Problem: Leave out the pictures, then reproduce the rest of the material exactly.

Dataset extract:
#####

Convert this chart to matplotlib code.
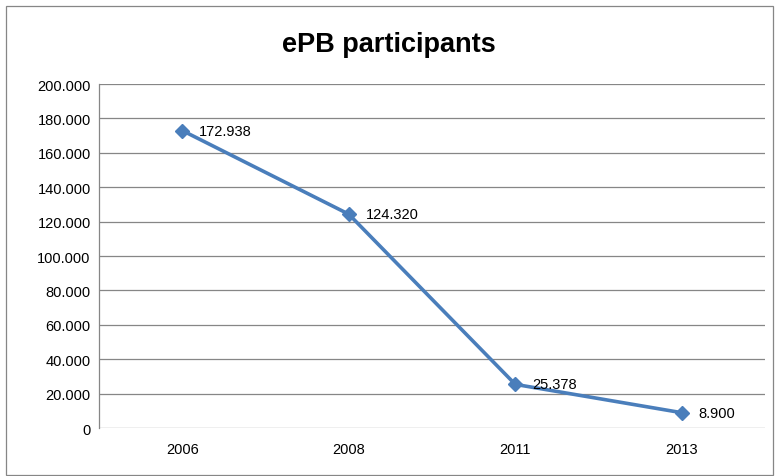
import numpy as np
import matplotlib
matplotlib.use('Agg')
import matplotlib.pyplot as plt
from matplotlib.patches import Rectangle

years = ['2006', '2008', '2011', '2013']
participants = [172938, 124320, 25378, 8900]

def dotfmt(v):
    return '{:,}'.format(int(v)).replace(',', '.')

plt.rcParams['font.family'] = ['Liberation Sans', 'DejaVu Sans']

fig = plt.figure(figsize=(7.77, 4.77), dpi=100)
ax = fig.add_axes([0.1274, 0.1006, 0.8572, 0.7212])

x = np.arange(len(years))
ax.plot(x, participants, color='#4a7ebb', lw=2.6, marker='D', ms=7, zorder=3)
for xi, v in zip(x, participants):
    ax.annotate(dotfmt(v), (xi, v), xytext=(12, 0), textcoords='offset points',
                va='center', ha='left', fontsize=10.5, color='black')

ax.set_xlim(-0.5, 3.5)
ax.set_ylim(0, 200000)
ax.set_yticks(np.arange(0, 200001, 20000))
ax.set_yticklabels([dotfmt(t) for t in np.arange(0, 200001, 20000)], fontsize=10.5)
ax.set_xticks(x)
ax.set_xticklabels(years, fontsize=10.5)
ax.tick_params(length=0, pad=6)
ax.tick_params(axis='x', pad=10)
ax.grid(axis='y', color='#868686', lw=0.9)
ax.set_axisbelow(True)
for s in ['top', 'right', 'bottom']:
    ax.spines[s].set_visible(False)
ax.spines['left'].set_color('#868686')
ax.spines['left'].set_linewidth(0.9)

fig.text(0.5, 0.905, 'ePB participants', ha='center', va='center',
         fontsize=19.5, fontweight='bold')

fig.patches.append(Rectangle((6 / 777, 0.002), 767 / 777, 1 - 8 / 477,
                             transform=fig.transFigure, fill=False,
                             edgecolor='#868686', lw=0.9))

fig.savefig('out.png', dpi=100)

#####

Finished answer:
Convert this chart to matplotlib code.
import numpy as np
import matplotlib
matplotlib.use('Agg')
import matplotlib.pyplot as plt
from matplotlib.patches import Rectangle

years = ['2006', '2008', '2011', '2013']
participants = [172938, 124320, 25378, 8900]

def dotfmt(v):
    return '{:,}'.format(int(v)).replace(',', '.')

plt.rcParams['font.family'] = ['Liberation Sans', 'DejaVu Sans']

fig = plt.figure(figsize=(7.77, 4.77), dpi=100)
ax = fig.add_axes([0.1274, 0.1006, 0.8572, 0.7212])

x = np.arange(len(years))
ax.plot(x, participants, color='#4a7ebb', lw=2.6, marker='D', ms=7, zorder=3)
for xi, v in zip(x, participants):
    ax.annotate(dotfmt(v), (xi, v), xytext=(12, 0), textcoords='offset points',
                va='center', ha='left', fontsize=10.5, color='black')

ax.set_xlim(-0.5, 3.5)
ax.set_ylim(0, 200000)
ax.set_yticks(np.arange(0, 200001, 20000))
ax.set_yticklabels([dotfmt(t) for t in np.arange(0, 200001, 20000)], fontsize=10.5)
ax.set_xticks(x)
ax.set_xticklabels(years, fontsize=10.5)
ax.tick_params(length=0, pad=6)
ax.tick_params(axis='x', pad=10)
ax.grid(axis='y', color='#868686', lw=0.9)
ax.set_axisbelow(True)
for s in ['top', 'right', 'bottom']:
    ax.spines[s].set_visible(False)
ax.spines['left'].set_color('#868686')
ax.spines['left'].set_linewidth(0.9)

fig.text(0.5, 0.905, 'ePB participants', ha='center', va='center',
         fontsize=19.5, fontweight='bold')

fig.patches.append(Rectangle((6 / 777, 0.002), 767 / 777, 1 - 8 / 477,
                             transform=fig.transFigure, fill=False,
                             edgecolor='#868686', lw=0.9))

fig.savefig('out.png', dpi=100)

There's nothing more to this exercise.